3. Do timings of program runs before and after 2. and compare with Lab 5a. Using a larger window (as in 1.) or more spheres may emphasize differences.

Part B extra credit features:

1. (1 point) Add additional light sources.
2. (1 point) Add specular reflection terms (must do Item 1. first).
3. (1 point) Read in all the data for the scene from a data file.
4. (1 point) Allow spheres to overlap the window, so that you may see only parts of some spheres. This should include extent-checking to "trivially reject" any sphere that is completely outside the window.
5. (3 points) Allow for convex polyhedra in addition to spheres.

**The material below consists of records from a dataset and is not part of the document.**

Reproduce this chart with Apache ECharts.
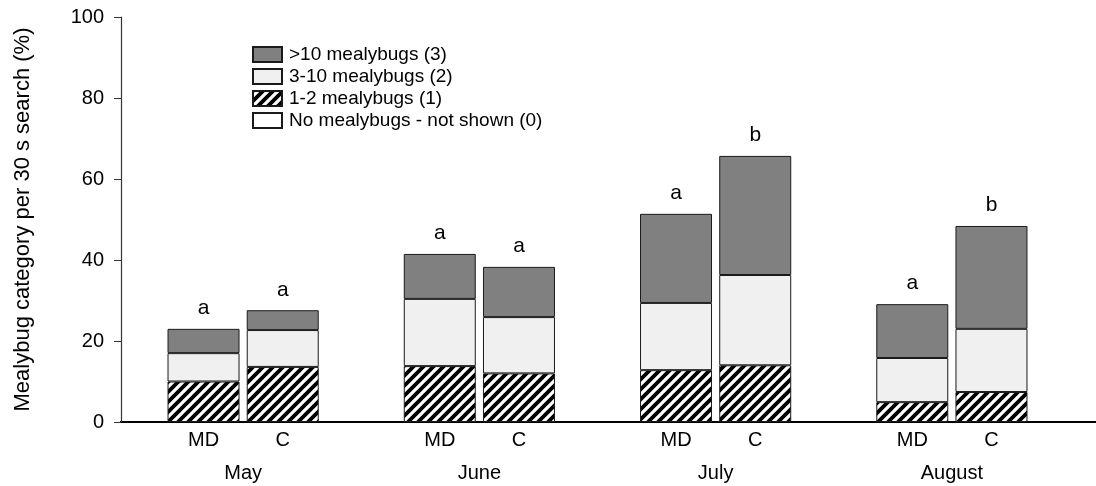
<!DOCTYPE html>
<html><head><meta charset="utf-8">
<script src="https://cdn.jsdelivr.net/npm/echarts@6/dist/echarts.min.js"></script>
<style>html,body{margin:0;padding:0;background:#fff}#c{width:1096px;height:486px}</style>
</head><body><div id="c"></div>
<script>
const months = ['May', 'June', 'July', 'August'];
const treatments = ['MD', 'C'];
// segment heights (%), stacked: 1-2, 3-10, >10
const mdOneTwo   = [10.0, 13.8, 12.8, 4.9];
const mdThreeTen = [7.0, 16.6, 16.6, 10.9];
const mdOverTen  = [6.0, 11.1, 22.0, 13.3];
const cOneTwo    = [13.6, 12.0, 14.0, 7.4];
const cThreeTen  = [9.1, 13.9, 22.3, 15.6];
const cOverTen   = [4.9, 12.4, 29.4, 25.4];
const mdLetters  = ['a', 'a', 'a', 'a'];
const cLetters   = ['a', 'a', 'b', 'b'];
const yTicks = [0, 20, 40, 60, 80, 100];
const legendNames = ['>10 mealybugs (3)', '3-10 mealybugs (2)', '1-2 mealybugs (1)', 'No mealybugs - not shown (0)'];

// hatch pattern
const tile = document.createElement('canvas');
tile.width = 10; tile.height = 10;
const g = tile.getContext('2d');
g.fillStyle = '#fff'; g.fillRect(0, 0, 10, 10);
g.strokeStyle = '#000'; g.lineWidth = 3.8;
g.beginPath();
g.moveTo(-5, 5); g.lineTo(5, -5);
g.moveTo(0, 10); g.lineTo(10, 0);
g.moveTo(5, 15); g.lineTo(15, 5);
g.stroke();
const hatch = { image: tile, repeat: 'repeat' };

const font = 'Liberation Sans, Arial, sans-serif';
const border = { borderColor: '#1a1a1a', borderWidth: 1 };

function seg(name, stack, data, color, extra) {
  return Object.assign({
    name: name, type: 'bar', stack: stack, data: data,
    barWidth: 72, barGap: '10%',
    itemStyle: Object.assign({ color: color }, border),
    emphasis: { disabled: true }
  }, extra || {});
}
function bottomLabel(txt) {
  return { label: { show: true, position: 'bottom', distance: 8, formatter: txt,
    fontFamily: font, fontSize: 20, color: '#000' } };
}
function topLabel(letters) {
  return { label: { show: true, position: 'top', distance: 10,
    formatter: p => letters[p.dataIndex], fontFamily: font, fontSize: 21, color: '#000' } };
}

const chart = echarts.init(document.getElementById('c'), null, { renderer: 'canvas' });
chart.setOption({
  animation: false,
  grid: { left: 125, right: 26, top: 17, bottom: 64 },
  legend: {
    data: [legendNames[0], legendNames[1], legendNames[2], legendNames[3]],
    orient: 'vertical', left: 252, top: 45, padding: 0,
    itemWidth: 29, itemHeight: 15, itemGap: 3,
    icon: 'rect',
    textStyle: { fontFamily: font, fontSize: 19, color: '#000', padding: [0, 0, 0, 2] },
    selectedMode: false
  },
  xAxis: {
    type: 'category', data: months,
    axisLine: { show: true, onZero: false, lineStyle: { color: '#000', width: 2 } },
    axisTick: { show: false },
    axisLabel: { margin: 41, fontFamily: font, fontSize: 20, color: '#000' }
  },
  yAxis: {
    type: 'value', min: 0, max: 100, interval: 20, offset: 4,
    name: 'Mealybug category per 30 s search (%)', nameLocation: 'middle', nameGap: 87,
    nameTextStyle: { fontFamily: font, fontSize: 22, color: '#000' },
    axisLine: { show: true, lineStyle: { color: '#333', width: 1.2 } },
    axisTick: { show: true, length: 7, lineStyle: { color: '#333' } },
    axisLabel: { margin: 17, fontFamily: font, fontSize: 20, color: '#000',
      formatter: v => yTicks.includes(v) ? String(v) : '' },
    splitLine: { show: false }
  },
  graphic: [
    { type: 'line', shape: { x1: 1066, y1: 422, x2: 1096, y2: 422 }, style: { stroke: '#000', lineWidth: 2 } },
    { type: 'line', shape: { x1: 120, y1: 422, x2: 127, y2: 422 }, style: { stroke: '#000', lineWidth: 2 } }
  ],
  series: [
    seg(legendNames[2], 'MD', mdOneTwo, hatch, bottomLabel(treatments[0])),
    seg(legendNames[1], 'MD', mdThreeTen, '#f0f0f0'),
    seg(legendNames[0], 'MD', mdOverTen, '#808080', topLabel(mdLetters)),
    seg(legendNames[2], 'C', cOneTwo, hatch, bottomLabel(treatments[1])),
    seg(legendNames[1], 'C', cThreeTen, '#f0f0f0'),
    seg(legendNames[0], 'C', cOverTen, '#808080', topLabel(cLetters)),
    seg(legendNames[3], 'MD', [], '#ffffff')
  ]
});
</script></body></html>
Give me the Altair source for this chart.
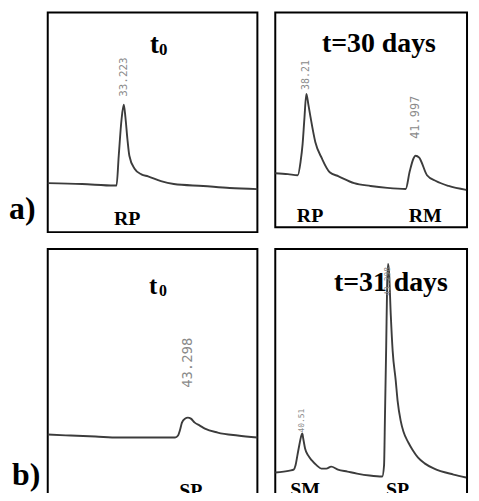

Note: You can earn 15 points for doing just one part, A or B.

What to turn in or demo:
Since this lab has visual aspects that can most easily be observed and explained in a live demo, you should do a demonstration of your program. Turn in or do the following items from the Computer Science Lab Report Format:
1. (1 point) The Basic Information (your name, class, section, TA's name, assignment number, and date) can be on a separate cover sheet or as (highlighted) comments at the top of your main program file.
2. (2 point) The Problem Statement is a brief description of The assignment: above. Note: the problem statement can (and should) be in a comment at the top of your main program files.
9. (If done.)
11. (5 points) Include the Program Listing(s) and data files (if used). These listings should show good style, be appropriately commented, have the new parts highlighted that you added to the original lab5a.c and lab5b.c code, and include handwritten explanations if it helps the reader's understanding of the code.
13. & 14. (12 points) Do "demos" of your programs. Also, do demos of any extra credit items.
15. Include a description of any Known Bugs if needed. You may be able to gain back lost points by a careful analysis of what went wrong and possible fixes.
16. This is optional (and no points usually), but it is useful to think about Possible Improvements.
17. Comments on the lab assignment are also optional (and again, no points usually), but appreciated!

Important Note: You may discuss algorithms with other students, but the program and lab report should be your own work.